Grantees

Some recent grantees of the Susie Tompkins Buell Foundation:


Center for Young Women’s Development

www.cywd.org

The mission of the Center for Young Women's Development is to promote economic self-sufficiency, community building, and youth led organizing by providing peer run employment and leadership development opportunities to low-income young women and girls who are homeless, unemployed and are involved in the juvenile justice system.

Grant: $20,000


Ms. Foundation

www.ms.foundation.org

The Susie Tompkins Buell Foundation supported the first Ms. Foundation Collaborative Fund for Healthy Girls/Healthy Women. Once again, the program seeks out innovative programs that benefit girls and young women from low-income communities, and engage them as partners and active agents of change in their communities.

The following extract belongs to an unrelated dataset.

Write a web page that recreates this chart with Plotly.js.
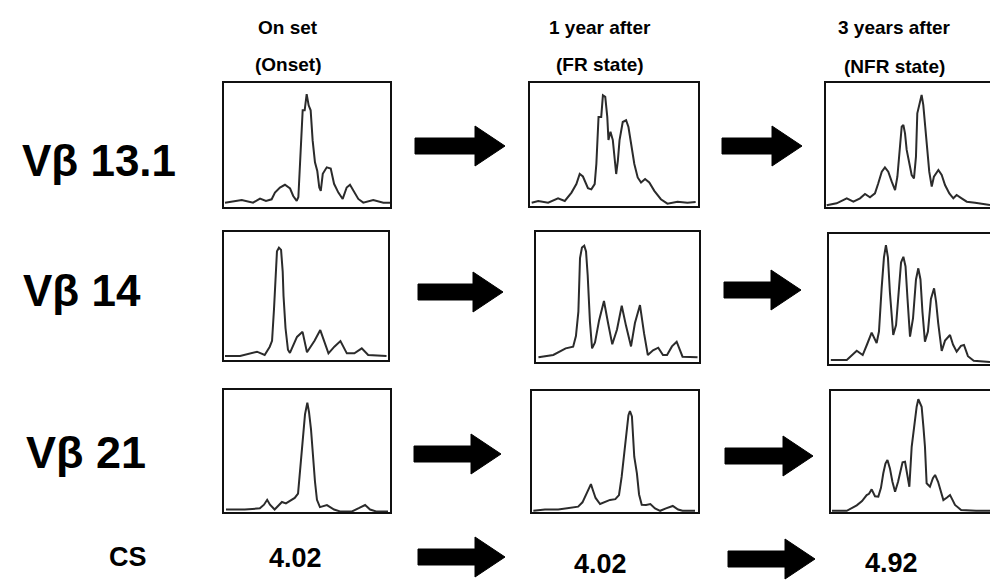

This program highlights the need for a national partnership among donors, practitioners, girls, young women, and researchers.

The second round of this effort will identify and document the ways that girls become active change agents in their communities and strengthen girl-only and mixed-gender programs that foster social activism in girls.

Grant: $150,000 over three years


OASIS

www.sfoasis.org

The Oasis was founded in 1999 to address the needs of the girls and young women of the South of Market (SoMA) area of San Francisco, who come from mostly low income, minority families. The two founders, Jill Weinberg Pfeiffer and Ly Nguyen, were working in the community for a teen community center when they realized that the needs of young girls were not being met by mainstream organizations. They started organizing activities for girls in the area during their free time and on weekends until they managed to secure enough funding to support themselves.

The mission of the program is to encourage and provide innovative opportunities for girls in SoMA to develop and demonstrate leadership skills and through this process build their self-esteem and ability to make informed decisions for their lives. They conduct meetings and activities for the girls throughout the week. OASIS serves approximately 80 girls in the neighborhood who range from 6 to 17 in age.

Grant: $30,000 over two years


WILD/Young Women's Leadership Program

www.wildforhumanrights.org

WILD for Human Rights is committed to offering young women and girls the support and experience to be leaders and activists. They do this through human rights education, leadership development and training so that young women, especially disadvantaged women, can hold positions where they are able to influence policy at all levels especially in the areas of education, economic justice, violence and health.

The Young Women's Leadership Program is composed of various components such as a Youth Advisory Board; a Young Women's Summer Leadership Institute which is a free, five-day overnight retreat for mostly low-income, immigrant and of color young women from the Bay Area who are interested in gaining leadership and organizational skills; and Human Rights Education, extensive human rights education that is done at the local, state, national and international levels.

Grant: $30,000 over two years


The Woodhull Institute Think Tank for Ethical Leadership

www.woodhull.org

The Woodhull Institute is a not-for-profit, non-partisan, non-sectarian educational organization that provides ethical leadership training and professional development for women. Woodhull's program encourages women to lead with honesty, respect, courage and compassion; to strive for the common ground in decision-making; and to share in community service. The Institute defines ethical leadership as the compassionate use of power with attention to Community Service, Mediation, Negotiation and Conflict Resolution, Financial and Economic Literacy, Effective and Ethical Speaking.

Margot Magowan, one of the founders of the Woodhull Institute, is establishing a "Woodhull Think Tank for Ethical Leadership." She sees the need to create a think tank that will help women gain media access and counter the influence of the right-wing think tanks staffed with conservative, older, white men. This think tank will serve as a clearinghouse for an extensive and diverse membership of women and men experts in a diverse range of fields.

Grant: $28,000


Young Women United for Oakland

ywwp@aol.com

The mission of Young Women United for Oakland (YWUFO), which is an affiliate of the Young Women's Work Project, is to creatively instigate new economic, educational, spiritual and leadership opportunities by and for young women living in poor and working class communities in order to end poverty. They achieve this through conducting research, organizing coalitions, and training young women to be leaders. The Buell Foundation is a part of a local collaborative of funders with a multi-year funding commitment to YWUFO.